While there’s no record of whether Geisel ever used this specific tree as inspiration, locals and City of La Jolla referred to the fallen cypress at “The Lorax Tree,” Jennifer Billock at Smithsonian.com reports.
Whether or not this particular tree directly appeared in his work, Darrell Smith at The Sacramento Bee reports that Seuss was upset by coastal development and things like billboards popping up around La Jolla, where he lived for 40 years. It’s likely that development pressure in the area helped inspire 1971’s The Lorax.

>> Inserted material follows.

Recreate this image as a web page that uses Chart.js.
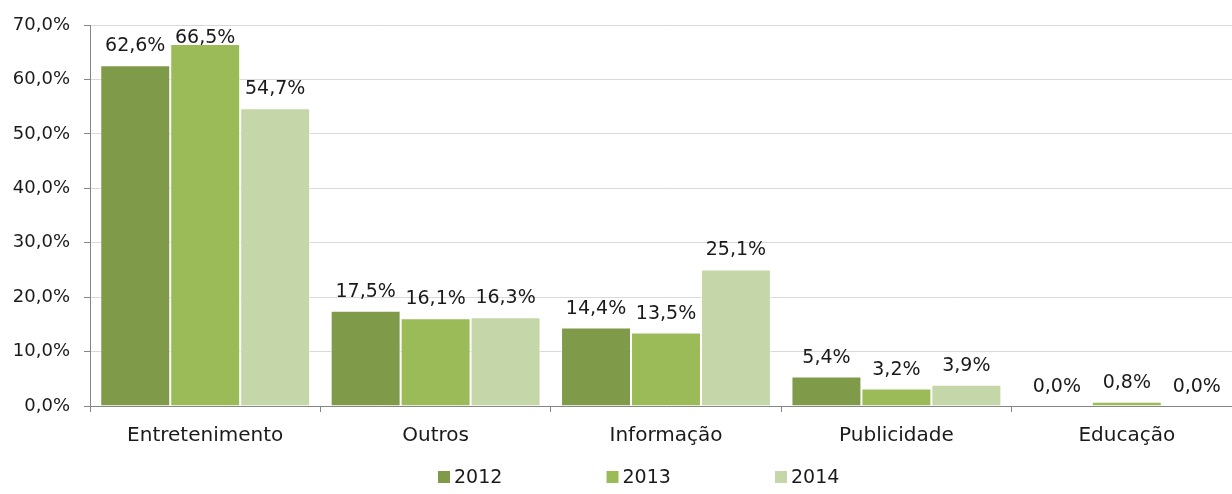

In the book, a boy visits a mysterious man named the Once-ler, who lives in dilapidated house on the edge of polluted, clearcut valley. The Once-ler, a personification of extractive industries and greed, tells the story of how he began cutting down the once plentiful, multi-colored truffula trees to make a gimmicky garment called a Thneed. Slowly but surely, as the useless Thneed gains popularity, he begins to cut down more and more of the truffula forest.
That’s when the Lorax appears, a mustachioed creature whose purpose is to “speak for the trees.” He admonishes the Once-ler for his greed. The Lorax appears again and again, telling the Once-ler to stop destroying the forest and escorting ailing animals out of the diminished Truffala grove. When the last tree is felled, the Lorax also abandons the valley, leaving a monument on the last stump that just says “Unless.”
"Unless someone like you cares a whole awful lot, nothing is going to get better. It’s not,” the repentant Once-ler finally realizes, giving the last remaining Truffala seed to the visiting child.
San Diego city spokesman Timothy W. Graham tells Sacramento Bee’s Smith that except for some termites, the Lorax tree appeared to be in good health. Arborists are currently trying to figure out why it toppled. “It’s an iconic tree, a beloved tree,” he said. “We did have a very wet winter, so we’re looking at the soil to see if that may have been a factor.”
The city has already removed most of the tree and plans to salvage the trunk and repurpose it somehow, though exactly what they will do with it has not yet been decided.